▶ **Task description**
Leave out the pictures, and retype only the lines from the beginning of the material through the line that contains "plt.rcParams['axes.unicode_minus'] = False", including both.
━━━
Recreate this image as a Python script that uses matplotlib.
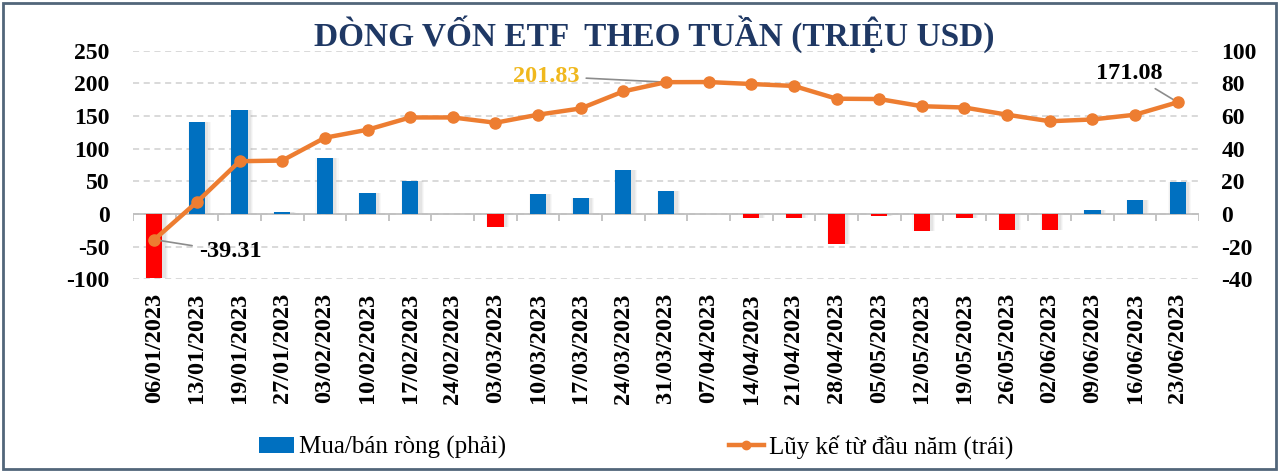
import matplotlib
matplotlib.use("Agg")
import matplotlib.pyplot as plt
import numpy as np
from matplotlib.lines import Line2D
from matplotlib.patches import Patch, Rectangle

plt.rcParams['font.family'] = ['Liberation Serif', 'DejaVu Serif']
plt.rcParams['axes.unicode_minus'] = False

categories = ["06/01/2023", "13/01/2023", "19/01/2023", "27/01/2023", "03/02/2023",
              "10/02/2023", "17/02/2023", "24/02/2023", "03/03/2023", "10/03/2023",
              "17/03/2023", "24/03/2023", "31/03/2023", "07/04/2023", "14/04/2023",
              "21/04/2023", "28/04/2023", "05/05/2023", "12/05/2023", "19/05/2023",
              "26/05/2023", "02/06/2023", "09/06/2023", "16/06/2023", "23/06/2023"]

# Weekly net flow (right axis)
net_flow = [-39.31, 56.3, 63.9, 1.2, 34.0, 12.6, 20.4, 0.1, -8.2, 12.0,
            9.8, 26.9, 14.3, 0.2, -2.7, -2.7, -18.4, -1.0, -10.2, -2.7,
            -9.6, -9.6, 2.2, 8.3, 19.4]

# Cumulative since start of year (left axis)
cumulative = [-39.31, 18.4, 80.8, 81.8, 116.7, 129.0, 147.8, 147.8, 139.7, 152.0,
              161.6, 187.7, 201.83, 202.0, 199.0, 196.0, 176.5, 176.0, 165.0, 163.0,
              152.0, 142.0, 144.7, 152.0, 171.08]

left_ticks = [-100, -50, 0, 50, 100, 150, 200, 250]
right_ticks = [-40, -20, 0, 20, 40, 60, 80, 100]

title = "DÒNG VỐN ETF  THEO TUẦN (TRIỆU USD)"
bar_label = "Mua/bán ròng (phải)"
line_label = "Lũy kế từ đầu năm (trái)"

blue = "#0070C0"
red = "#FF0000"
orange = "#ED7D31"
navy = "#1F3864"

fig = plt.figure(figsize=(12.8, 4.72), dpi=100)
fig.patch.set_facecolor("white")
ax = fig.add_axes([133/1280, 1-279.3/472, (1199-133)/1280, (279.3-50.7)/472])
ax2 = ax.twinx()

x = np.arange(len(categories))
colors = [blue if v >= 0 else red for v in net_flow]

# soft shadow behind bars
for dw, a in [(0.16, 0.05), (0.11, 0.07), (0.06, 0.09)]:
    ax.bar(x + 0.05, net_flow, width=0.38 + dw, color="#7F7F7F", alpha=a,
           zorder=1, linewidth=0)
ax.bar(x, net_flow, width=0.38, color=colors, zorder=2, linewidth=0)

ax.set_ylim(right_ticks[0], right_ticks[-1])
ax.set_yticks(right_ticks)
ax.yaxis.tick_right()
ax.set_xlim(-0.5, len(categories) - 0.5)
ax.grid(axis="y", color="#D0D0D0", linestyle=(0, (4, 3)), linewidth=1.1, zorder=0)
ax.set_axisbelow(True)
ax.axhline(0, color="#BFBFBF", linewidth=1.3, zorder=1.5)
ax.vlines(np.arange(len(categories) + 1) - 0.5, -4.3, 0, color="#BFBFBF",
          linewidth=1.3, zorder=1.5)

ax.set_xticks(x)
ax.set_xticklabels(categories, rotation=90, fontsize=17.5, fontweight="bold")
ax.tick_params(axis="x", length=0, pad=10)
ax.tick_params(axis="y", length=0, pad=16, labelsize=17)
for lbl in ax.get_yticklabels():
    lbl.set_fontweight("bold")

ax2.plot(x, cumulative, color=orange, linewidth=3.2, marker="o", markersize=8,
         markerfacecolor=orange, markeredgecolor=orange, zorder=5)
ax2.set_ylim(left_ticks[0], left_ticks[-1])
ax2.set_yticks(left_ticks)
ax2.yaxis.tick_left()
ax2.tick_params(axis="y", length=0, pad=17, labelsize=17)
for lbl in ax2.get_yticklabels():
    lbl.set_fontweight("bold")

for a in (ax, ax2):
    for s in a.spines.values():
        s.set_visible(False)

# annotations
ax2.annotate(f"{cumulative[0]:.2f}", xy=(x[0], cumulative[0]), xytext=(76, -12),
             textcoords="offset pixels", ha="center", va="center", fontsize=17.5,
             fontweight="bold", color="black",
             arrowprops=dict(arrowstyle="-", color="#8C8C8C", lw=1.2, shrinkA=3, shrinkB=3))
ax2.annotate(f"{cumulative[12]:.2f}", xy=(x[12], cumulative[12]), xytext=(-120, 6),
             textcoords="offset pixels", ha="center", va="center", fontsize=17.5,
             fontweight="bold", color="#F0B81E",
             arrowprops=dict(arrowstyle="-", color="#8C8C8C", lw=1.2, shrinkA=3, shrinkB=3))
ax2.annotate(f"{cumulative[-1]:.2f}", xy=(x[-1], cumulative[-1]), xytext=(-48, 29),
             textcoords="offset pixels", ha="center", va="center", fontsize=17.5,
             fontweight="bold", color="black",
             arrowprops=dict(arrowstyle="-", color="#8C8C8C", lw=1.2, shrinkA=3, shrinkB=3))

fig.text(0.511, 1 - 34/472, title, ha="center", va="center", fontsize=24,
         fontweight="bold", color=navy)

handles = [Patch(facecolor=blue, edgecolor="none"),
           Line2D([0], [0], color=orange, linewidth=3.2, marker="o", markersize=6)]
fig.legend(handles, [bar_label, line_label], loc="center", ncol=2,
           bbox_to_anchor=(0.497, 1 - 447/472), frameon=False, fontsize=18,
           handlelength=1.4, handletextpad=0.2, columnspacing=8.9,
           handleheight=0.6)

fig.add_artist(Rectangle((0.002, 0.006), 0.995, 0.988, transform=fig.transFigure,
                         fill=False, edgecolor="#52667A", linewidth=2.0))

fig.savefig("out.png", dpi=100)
━━━
▶ **Task output**
Recreate this image as a Python script that uses matplotlib.
import matplotlib
matplotlib.use("Agg")
import matplotlib.pyplot as plt
import numpy as np
from matplotlib.lines import Line2D
from matplotlib.patches import Patch, Rectangle

plt.rcParams['font.family'] = ['Liberation Serif', 'DejaVu Serif']
plt.rcParams['axes.unicode_minus'] = False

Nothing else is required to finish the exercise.